Blischok sees three major consumers trends that vary by income. Those making under $50,000 a year are redefining what goes into their shopping carts, choosing hot dogs instead of steak.
“They’re finding ways to stretch the meal dollar by going back to just the essentials,” he said.
The mid-tier consumer in the $50,000 to $100,000 income range is “selectively deselecting” in what Blischok called a “substitution strategy.” They’re choosing to buy cheaper wines and to swap out bottled water for tap with a purifier, he said.
Those earning $100,000 and above are doing something similar in what Blischok labeled “de-prioritizing.”
“These people are asking themselves, ‘Do I really need a $100 bottle of wine? Wouldn’t a $40 bottle do,”‘ he said.

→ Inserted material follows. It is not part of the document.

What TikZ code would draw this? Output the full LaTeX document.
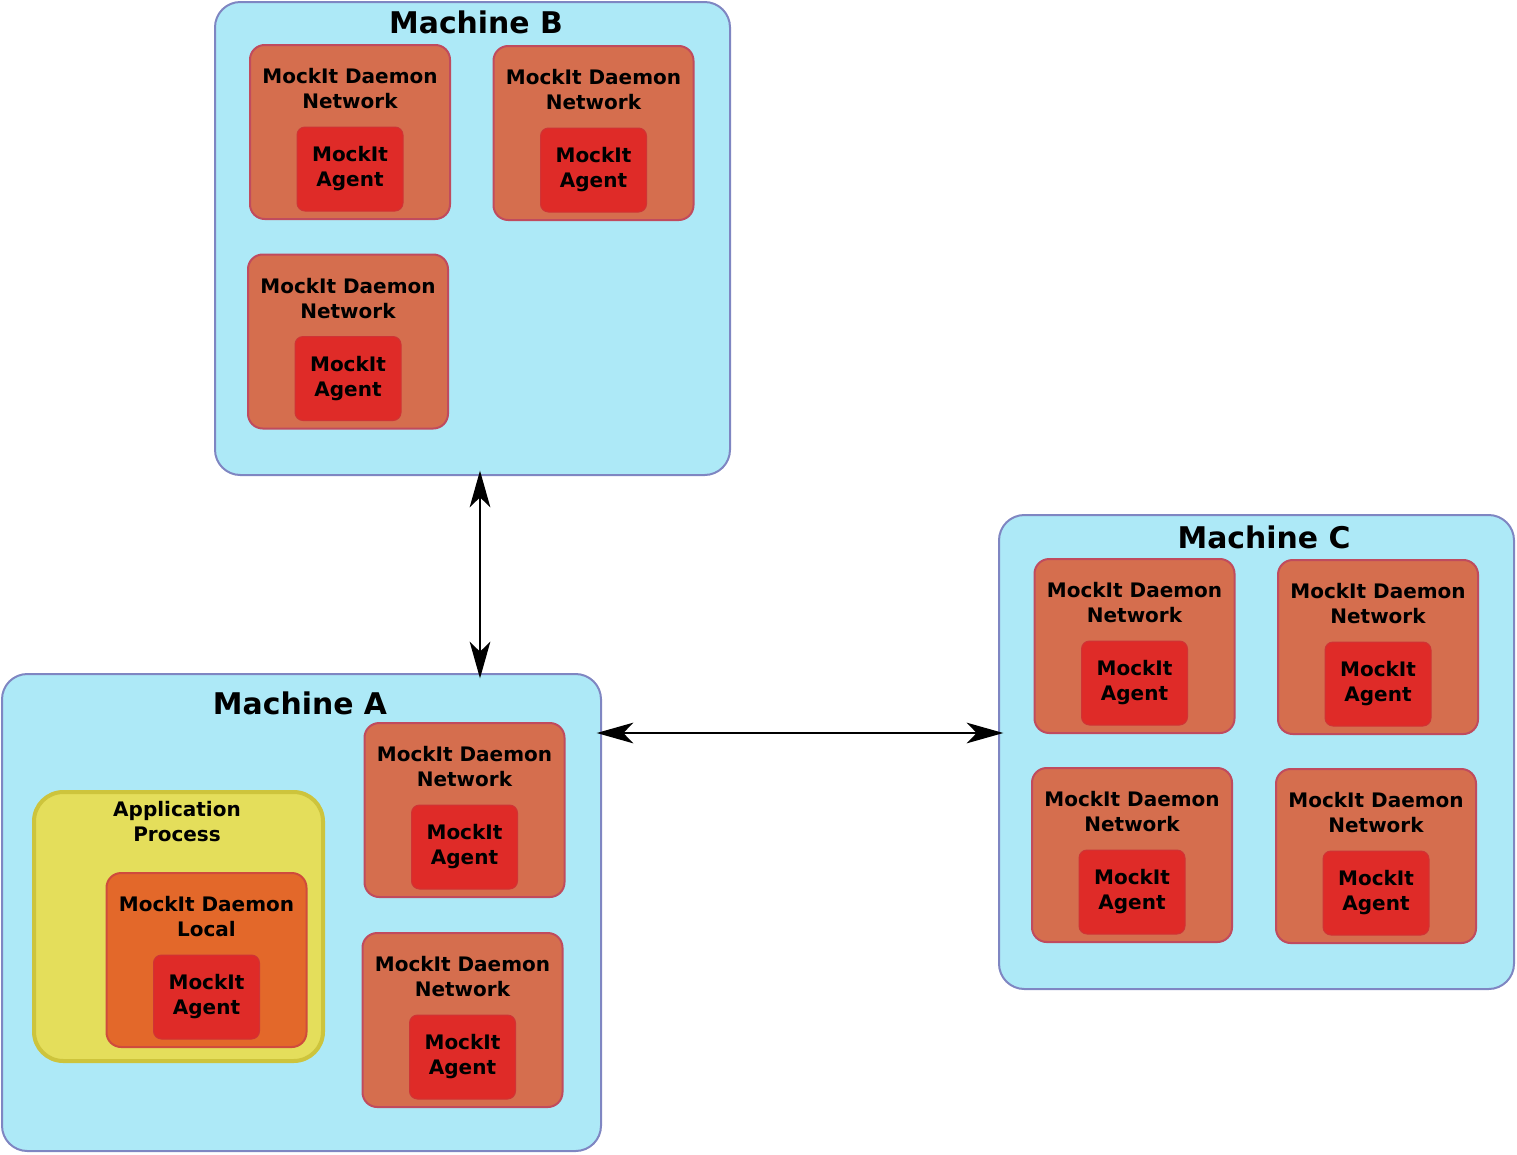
\documentclass[tikz,border=0pt]{standalone}
\usepackage{fontspec}
\setmainfont{DejaVu Sans}
\usepackage{tikz}
\usetikzlibrary{arrows.meta}

\definecolor{machinefill}{HTML}{ADE9F7}
\definecolor{machineline}{HTML}{7F86C2}
\definecolor{daemonfill}{HTML}{D56E4E}
\definecolor{daemonline}{HTML}{C04B5E}
\definecolor{localfill}{HTML}{E3682A}
\definecolor{localline}{HTML}{CF4B3C}
\definecolor{agentfill}{HTML}{DF2B28}
\definecolor{agentline}{HTML}{CF3436}
\definecolor{appfill}{HTML}{E4DE5B}
\definecolor{appline}{HTML}{CDC43C}

\newcommand{\smallfont}{\fontsize{15}{18.75}\selectfont\bfseries}
\newcommand{\titlefont}{\fontsize{22.4}{26}\selectfont\bfseries}

\tikzset{
    machine/.style={draw=machineline, fill=machinefill, line width=1.5pt, rounded corners=19pt, inner sep=0pt},
    daemon/.style={draw=daemonline, fill=daemonfill, line width=1.5pt, rounded corners=11pt, minimum width=150pt, minimum height=130.5pt, inner sep=0pt},
    localdaemon/.style={fill=localfill, draw=localline},
    agentbox/.style={draw=agentline, fill=agentfill, line width=0.75pt, rounded corners=6pt, minimum width=79.5pt, minimum height=63pt, inner sep=0pt, align=center, font=\smallfont},
    boxtext/.style={align=center, font=\smallfont, inner sep=0pt},
    machinetitle/.style={font=\titlefont, inner sep=0pt},
    appbox/.style={draw=appline, fill=appfill, line width=3pt, rounded corners=22pt, minimum width=216.75pt, minimum height=201.75pt, inner sep=0pt},
    link/.style={line width=1.5pt, shorten <=-4pt, shorten >=-4pt, {Stealth[length=27.5pt, width=15.5pt, inset=7.5pt]}-{Stealth[length=27.5pt, width=15.5pt, inset=7.5pt]}}
}

% daemon box with its agent: name, x, y (centre), second line, extra style
\newcommand{\daemonbox}[5]{%
    \node[daemon, #5] (#1) at (#2,#3) {};
    \node[boxtext] (#1-text) at (#2,#3-43) {MockIt Daemon\\#4};
    \node[agentbox] (#1-agent) at (#2,#3+37) {MockIt\\Agent};
}

\begin{document}
\begin{tikzpicture}[x=0.75pt, y=-0.75pt]
    \useasboundingbox (0,0) rectangle (1517,1154);

    % machines
    \node[machine, minimum width=386.25pt, minimum height=354.75pt] (B) at (472.5,238.5) {};
    \node[machine, minimum width=449.25pt, minimum height=357.75pt] (A) at (301.5,912.5) {};
    \node[machine, minimum width=386.25pt, minimum height=355.5pt] (C) at (1256.5,752) {};
    \node[machinetitle] (B-title) at (476,22) {Machine B};
    \node[machinetitle] (A-title) at (300,703) {Machine A};
    \node[machinetitle] (C-title) at (1264,537) {Machine C};

    % machine B
    \daemonbox{b1}{350}{132}{Network}{}
    \daemonbox{b2}{593.5}{133}{Network}{}
    \daemonbox{b3}{348}{341.5}{Network}{}

    % machine A
    \node[appbox] (app) at (178.5,926.5) {};
    \node[boxtext] (app-text) at (177,822) {Application\\Process};
    \daemonbox{local}{206.5}{960}{Local}{localdaemon}
    \daemonbox{a1}{464.5}{810}{Network}{}
    \daemonbox{a2}{462.5}{1020}{Network}{}

    % machine C
    \daemonbox{c1}{1134.5}{646}{Network}{}
    \daemonbox{c2}{1378}{647}{Network}{}
    \daemonbox{c3}{1132}{855}{Network}{}
    \daemonbox{c4}{1376}{856}{Network}{}

    % links
    \coordinate (ab) at (480,0);
    \coordinate (ac) at (0,733);
    \draw[link] (B.south -| ab) -- (A.north -| ab);
    \draw[link] (A.east |- ac) -- (C.west |- ac);
\end{tikzpicture}
\end{document}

All income groups are also switching to “affordable indulgences,” he said. Rather than opting out of ice cream, for example, many consumers will get a quart instead of a half gallon, or they’ll decide to buy coffee grounds to brew at home rather than buy Starbucks drinks daily.
Among the more disconcerting findings in a recent IRI survey was that one-third of consumers said they will buy fewer healthful products because they’re more expensive. Forty-six percent of those were earning $35,000 or less.
Consumer confidence sank to a 16-year trough in May, inflation expectations touched an all-time high and spending intentions were scaled back for most categories, according to the latest economic data. But consumers planning to buy new TVs hit a fresh high, further underscoring their desire — or plain need — to find entertainment at home.
David Rosenberg, Merrill Lynch’s chief economist in North America, thinks nesting has become a trend.
“In order to get from point A to point B without spending $75 filling up the tank, households now seem bent on cocooning by staying home to watch television rather than drive to the local theater and shell out more than $11 to watch a film — and an extra $5 to get there,” he said.